AIM:
Can you output the material exactly as written, minus any pictures it holds?

Records with drawing code:
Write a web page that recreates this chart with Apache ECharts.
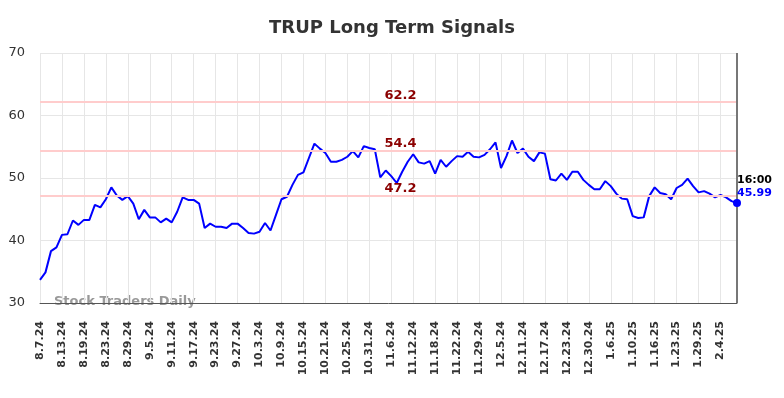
<!DOCTYPE html>
<html>
<head>
<meta charset="utf-8">
<title>TRUP Long Term Signals</title>
<script src="https://cdn.jsdelivr.net/npm/echarts@6/dist/echarts.min.js"></script>
<style>
  html, body { margin: 0; padding: 0; background: #fff; }
  #chart { width: 784px; height: 398px; }
</style>
</head>
<body>
<div id="chart"></div>
<script>
// trading days, 8.7.24 .. 2.7.25
var dates = [
  '8.7.24','8.8.24','8.9.24','8.12.24','8.13.24','8.14.24','8.15.24','8.16.24','8.19.24','8.20.24',
  '8.21.24','8.22.24','8.23.24','8.26.24','8.27.24','8.28.24','8.29.24','8.30.24',
  '9.3.24','9.4.24','9.5.24','9.6.24','9.9.24','9.10.24','9.11.24','9.12.24','9.13.24','9.16.24',
  '9.17.24','9.18.24','9.19.24','9.20.24','9.23.24','9.24.24','9.25.24','9.26.24','9.27.24','9.30.24',
  '10.1.24','10.2.24','10.3.24','10.4.24','10.7.24','10.8.24','10.9.24','10.10.24','10.11.24','10.14.24',
  '10.15.24','10.16.24','10.17.24','10.18.24','10.21.24','10.22.24','10.23.24','10.24.24','10.25.24',
  '10.28.24','10.29.24','10.30.24','10.31.24',
  '11.1.24','11.4.24','11.5.24','11.6.24','11.7.24','11.8.24','11.11.24','11.12.24','11.13.24','11.14.24',
  '11.15.24','11.18.24','11.19.24','11.20.24','11.21.24','11.22.24','11.25.24','11.26.24','11.27.24','11.29.24',
  '12.2.24','12.3.24','12.4.24','12.5.24','12.6.24','12.9.24','12.10.24','12.11.24','12.12.24','12.13.24',
  '12.16.24','12.17.24','12.18.24','12.19.24','12.20.24','12.23.24','12.24.24','12.26.24','12.27.24','12.30.24','12.31.24',
  '1.2.25','1.3.25','1.6.25','1.7.25','1.8.25','1.9.25','1.10.25','1.13.25','1.14.25','1.15.25',
  '1.16.25','1.17.25','1.21.25','1.22.25','1.23.25','1.24.25','1.27.25','1.28.25','1.29.25','1.30.25','1.31.25',
  '2.3.25','2.4.25','2.5.25','2.6.25','2.7.25'
];

var prices = [
  33.7, 34.9, 38.3, 38.9, 40.9, 41.0, 43.2, 42.5, 43.3, 43.3,
  45.7, 45.3, 46.6, 48.5, 47.2, 46.5, 47.1, 45.9, 43.4, 44.9,
  43.7, 43.7, 42.9, 43.5, 42.9, 44.6, 46.9, 46.5, 46.5, 45.9,
  42.0, 42.7, 42.2, 42.2, 42.0, 42.7, 42.7, 42.0, 41.2, 41.1,
  41.4, 42.8, 41.6, 44.1, 46.6, 47.0, 48.9, 50.5, 50.9, 53.2,
  55.5, 54.7, 54.0, 52.6, 52.6, 52.9, 53.4, 54.3, 53.3, 55.1,
  54.8, 54.6, 50.1, 51.2, 50.3, 49.2, 51.0, 52.6, 53.8, 52.5,
  52.3, 52.7, 50.7, 52.9, 51.8, 52.7, 53.5, 53.4, 54.2, 53.4,
  53.3, 53.7, 54.6, 55.7, 51.6, 53.5, 56.0, 54.0, 54.7, 53.4,
  52.7, 54.1, 53.9, 49.8, 49.6, 50.7, 49.7, 51.0, 51.0, 49.7,
  48.9, 48.2, 48.2, 49.5, 48.7, 47.5, 46.7, 46.6, 43.9, 43.6,
  43.7, 47.1, 48.5, 47.6, 47.4, 46.6, 48.4, 48.9, 49.9, 48.7,
  47.7, 47.9, 47.5, 46.9, 47.3, 46.9, 46.3, 45.99
];

var signalLevels = [62.2, 54.4, 47.2];
var lastTime = '16:00';

var yTicks = { min: 30, max: 70, interval: 10 };

var lastIdx = prices.length - 1;

var option = {
  animation: false,
  title: {
    text: 'TRUP Long Term Signals',
    left: 'center',
    top: 14,
    textStyle: { fontFamily: 'DejaVu Sans', fontSize: 18, fontWeight: 'bold', color: '#333' }
  },
  grid: { left: 40, right: 47, top: 53, bottom: 95 },
  xAxis: {
    type: 'category',
    data: dates,
    boundaryGap: false,
    axisLine: { lineStyle: { color: '#555', width: 1 } },
    axisTick: { show: false },
    axisLabel: {
      interval: 3,
      rotate: 90,
      margin: 18,
      fontFamily: 'DejaVu Sans',
      fontSize: 11,
      fontWeight: 'bold',
      color: '#333'
    },
    splitLine: { show: true, interval: 3, lineStyle: { color: '#e6e6e6' } }
  },
  yAxis: {
    type: 'value',
    min: yTicks.min,
    max: yTicks.max,
    interval: yTicks.interval,
    axisLine: { show: false },
    axisTick: { show: false },
    axisLabel: { fontFamily: 'DejaVu Sans', fontSize: 13, color: '#333', margin: 15 },
    splitLine: { lineStyle: { color: '#e6e6e6' } }
  },
  series: [
    {
      type: 'line',
      data: prices,
      showSymbol: false,
      lineStyle: { color: '#0000ff', width: 2 },
      itemStyle: { color: '#0000ff' },
      markLine: {
        silent: true,
        symbol: 'none',
        data: signalLevels.map(function (v) {
          return {
            yAxis: v,
            lineStyle: { color: '#ffcccc', width: 2, type: 'solid' },
            label: {
              show: true,
              position: 'insideMiddleTop',
              distance: 0,
              formatter: String(v),
              color: '#8b0000',
              fontFamily: 'DejaVu Sans',
              fontSize: 13,
              fontWeight: 'bold',
              padding: [0, 0, 0, 24]
            }
          };
        }).concat([{
          xAxis: lastIdx,
          lineStyle: { color: '#777', width: 2, type: 'solid' },
          label: { show: false }
        }])
      },
      markPoint: {
        silent: true,
        data: [{
          coord: [lastIdx, prices[lastIdx]],
          symbol: 'circle',
          symbolSize: 8,
          itemStyle: { color: '#0000ff' },
          label: {
            show: true,
            position: [4, -25],
            align: 'left',
            verticalAlign: 'top',
            formatter: '{t|' + lastTime + '}\n{v|' + prices[lastIdx].toFixed(2) + '}',
            rich: {
              t: { color: '#000', fontFamily: 'DejaVu Sans', fontSize: 11, fontWeight: 'bold', lineHeight: 13 },
              v: { color: '#0000ff', fontFamily: 'DejaVu Sans', fontSize: 11, fontWeight: 'bold', lineHeight: 13 }
            }
          }
        }]
      }
    }
  ],
  graphic: [{
    type: 'text',
    left: 54,
    top: 295,
    style: {
      text: 'Stock Traders Daily',
      fill: '#999',
      font: 'bold 13px "DejaVu Sans"'
    }
  }]
};

var myChart = echarts.init(document.getElementById('chart'));
myChart.setOption(option);
</script>
</body>
</html>
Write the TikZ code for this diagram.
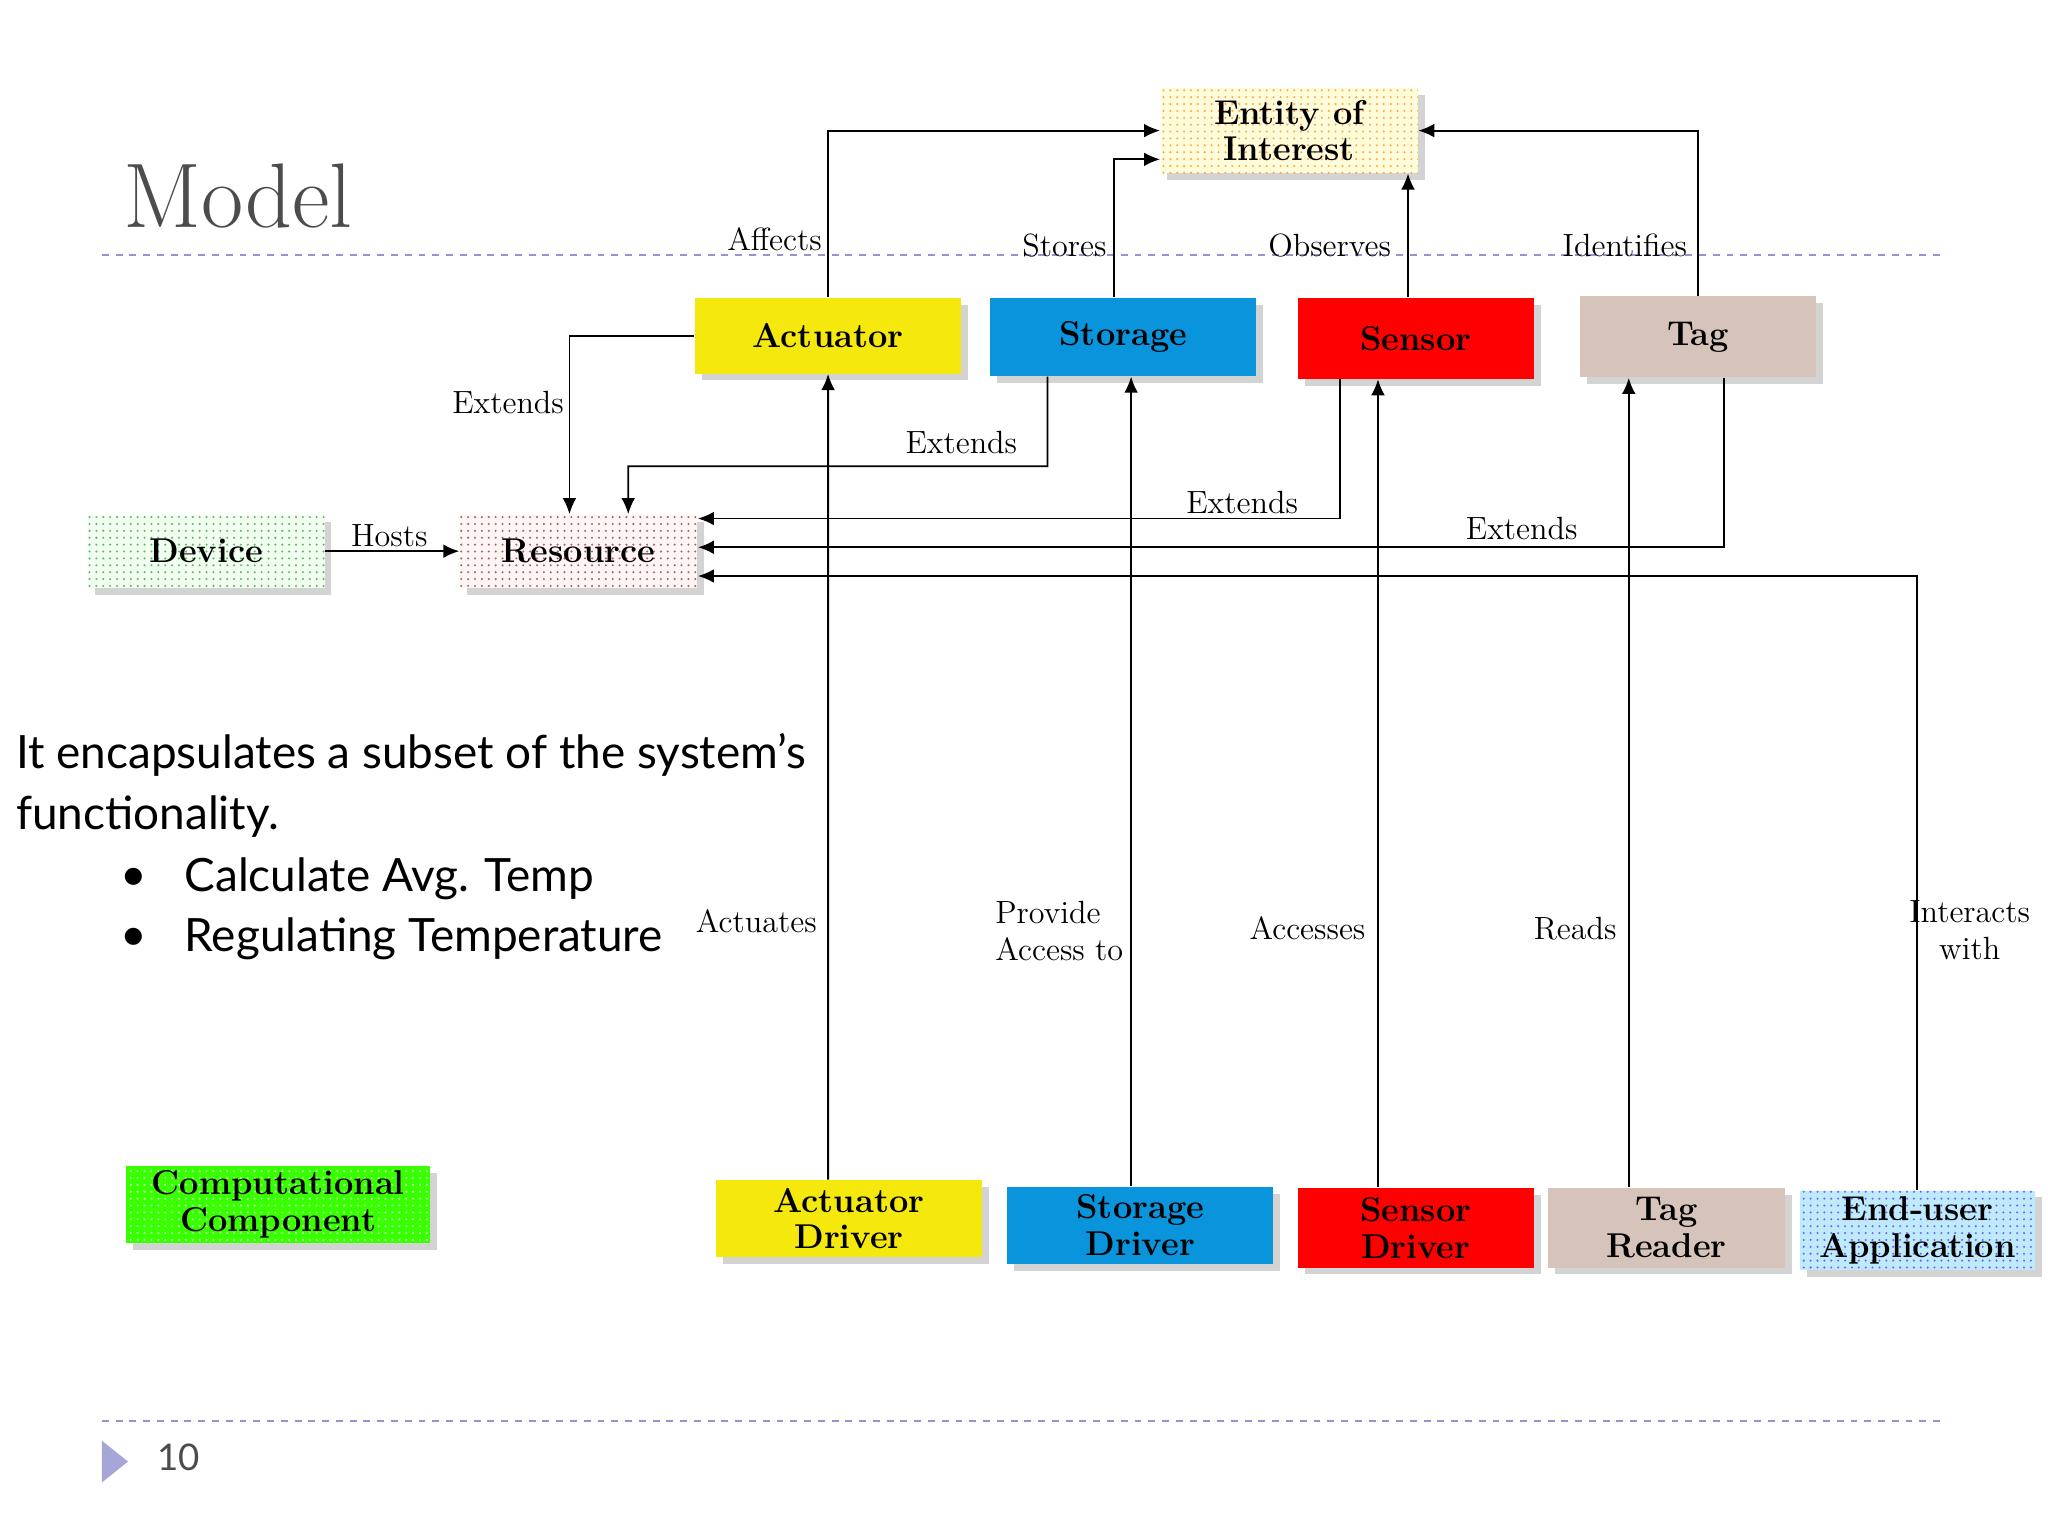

SOLUTION TO THIS PROBLEM:
Write a web page that recreates this chart with Apache ECharts.
<!DOCTYPE html>
<html>
<head>
<meta charset="utf-8">
<title>TRUP Long Term Signals</title>
<script src="https://cdn.jsdelivr.net/npm/echarts@6/dist/echarts.min.js"></script>
<style>
  html, body { margin: 0; padding: 0; background: #fff; }
  #chart { width: 784px; height: 398px; }
</style>
</head>
<body>
<div id="chart"></div>
<script>
// trading days, 8.7.24 .. 2.7.25
var dates = [
  '8.7.24','8.8.24','8.9.24','8.12.24','8.13.24','8.14.24','8.15.24','8.16.24','8.19.24','8.20.24',
  '8.21.24','8.22.24','8.23.24','8.26.24','8.27.24','8.28.24','8.29.24','8.30.24',
  '9.3.24','9.4.24','9.5.24','9.6.24','9.9.24','9.10.24','9.11.24','9.12.24','9.13.24','9.16.24',
  '9.17.24','9.18.24','9.19.24','9.20.24','9.23.24','9.24.24','9.25.24','9.26.24','9.27.24','9.30.24',
  '10.1.24','10.2.24','10.3.24','10.4.24','10.7.24','10.8.24','10.9.24','10.10.24','10.11.24','10.14.24',
  '10.15.24','10.16.24','10.17.24','10.18.24','10.21.24','10.22.24','10.23.24','10.24.24','10.25.24',
  '10.28.24','10.29.24','10.30.24','10.31.24',
  '11.1.24','11.4.24','11.5.24','11.6.24','11.7.24','11.8.24','11.11.24','11.12.24','11.13.24','11.14.24',
  '11.15.24','11.18.24','11.19.24','11.20.24','11.21.24','11.22.24','11.25.24','11.26.24','11.27.24','11.29.24',
  '12.2.24','12.3.24','12.4.24','12.5.24','12.6.24','12.9.24','12.10.24','12.11.24','12.12.24','12.13.24',
  '12.16.24','12.17.24','12.18.24','12.19.24','12.20.24','12.23.24','12.24.24','12.26.24','12.27.24','12.30.24','12.31.24',
  '1.2.25','1.3.25','1.6.25','1.7.25','1.8.25','1.9.25','1.10.25','1.13.25','1.14.25','1.15.25',
  '1.16.25','1.17.25','1.21.25','1.22.25','1.23.25','1.24.25','1.27.25','1.28.25','1.29.25','1.30.25','1.31.25',
  '2.3.25','2.4.25','2.5.25','2.6.25','2.7.25'
];

var prices = [
  33.7, 34.9, 38.3, 38.9, 40.9, 41.0, 43.2, 42.5, 43.3, 43.3,
  45.7, 45.3, 46.6, 48.5, 47.2, 46.5, 47.1, 45.9, 43.4, 44.9,
  43.7, 43.7, 42.9, 43.5, 42.9, 44.6, 46.9, 46.5, 46.5, 45.9,
  42.0, 42.7, 42.2, 42.2, 42.0, 42.7, 42.7, 42.0, 41.2, 41.1,
  41.4, 42.8, 41.6, 44.1, 46.6, 47.0, 48.9, 50.5, 50.9, 53.2,
  55.5, 54.7, 54.0, 52.6, 52.6, 52.9, 53.4, 54.3, 53.3, 55.1,
  54.8, 54.6, 50.1, 51.2, 50.3, 49.2, 51.0, 52.6, 53.8, 52.5,
  52.3, 52.7, 50.7, 52.9, 51.8, 52.7, 53.5, 53.4, 54.2, 53.4,
  53.3, 53.7, 54.6, 55.7, 51.6, 53.5, 56.0, 54.0, 54.7, 53.4,
  52.7, 54.1, 53.9, 49.8, 49.6, 50.7, 49.7, 51.0, 51.0, 49.7,
  48.9, 48.2, 48.2, 49.5, 48.7, 47.5, 46.7, 46.6, 43.9, 43.6,
  43.7, 47.1, 48.5, 47.6, 47.4, 46.6, 48.4, 48.9, 49.9, 48.7,
  47.7, 47.9, 47.5, 46.9, 47.3, 46.9, 46.3, 45.99
];

var signalLevels = [62.2, 54.4, 47.2];
var lastTime = '16:00';

var yTicks = { min: 30, max: 70, interval: 10 };

var lastIdx = prices.length - 1;

var option = {
  animation: false,
  title: {
    text: 'TRUP Long Term Signals',
    left: 'center',
    top: 14,
    textStyle: { fontFamily: 'DejaVu Sans', fontSize: 18, fontWeight: 'bold', color: '#333' }
  },
  grid: { left: 40, right: 47, top: 53, bottom: 95 },
  xAxis: {
    type: 'category',
    data: dates,
    boundaryGap: false,
    axisLine: { lineStyle: { color: '#555', width: 1 } },
    axisTick: { show: false },
    axisLabel: {
      interval: 3,
      rotate: 90,
      margin: 18,
      fontFamily: 'DejaVu Sans',
      fontSize: 11,
      fontWeight: 'bold',
      color: '#333'
    },
    splitLine: { show: true, interval: 3, lineStyle: { color: '#e6e6e6' } }
  },
  yAxis: {
    type: 'value',
    min: yTicks.min,
    max: yTicks.max,
    interval: yTicks.interval,
    axisLine: { show: false },
    axisTick: { show: false },
    axisLabel: { fontFamily: 'DejaVu Sans', fontSize: 13, color: '#333', margin: 15 },
    splitLine: { lineStyle: { color: '#e6e6e6' } }
  },
  series: [
    {
      type: 'line',
      data: prices,
      showSymbol: false,
      lineStyle: { color: '#0000ff', width: 2 },
      itemStyle: { color: '#0000ff' },
      markLine: {
        silent: true,
        symbol: 'none',
        data: signalLevels.map(function (v) {
          return {
            yAxis: v,
            lineStyle: { color: '#ffcccc', width: 2, type: 'solid' },
            label: {
              show: true,
              position: 'insideMiddleTop',
              distance: 0,
              formatter: String(v),
              color: '#8b0000',
              fontFamily: 'DejaVu Sans',
              fontSize: 13,
              fontWeight: 'bold',
              padding: [0, 0, 0, 24]
            }
          };
        }).concat([{
          xAxis: lastIdx,
          lineStyle: { color: '#777', width: 2, type: 'solid' },
          label: { show: false }
        }])
      },
      markPoint: {
        silent: true,
        data: [{
          coord: [lastIdx, prices[lastIdx]],
          symbol: 'circle',
          symbolSize: 8,
          itemStyle: { color: '#0000ff' },
          label: {
            show: true,
            position: [4, -25],
            align: 'left',
            verticalAlign: 'top',
            formatter: '{t|' + lastTime + '}\n{v|' + prices[lastIdx].toFixed(2) + '}',
            rich: {
              t: { color: '#000', fontFamily: 'DejaVu Sans', fontSize: 11, fontWeight: 'bold', lineHeight: 13 },
              v: { color: '#0000ff', fontFamily: 'DejaVu Sans', fontSize: 11, fontWeight: 'bold', lineHeight: 13 }
            }
          }
        }]
      }
    }
  ],
  graphic: [{
    type: 'text',
    left: 54,
    top: 295,
    style: {
      text: 'Stock Traders Daily',
      fill: '#999',
      font: 'bold 13px "DejaVu Sans"'
    }
  }]
};

var myChart = echarts.init(document.getElementById('chart'));
myChart.setOption(option);
</script>
</body>
</html>
Write the TikZ code for this diagram.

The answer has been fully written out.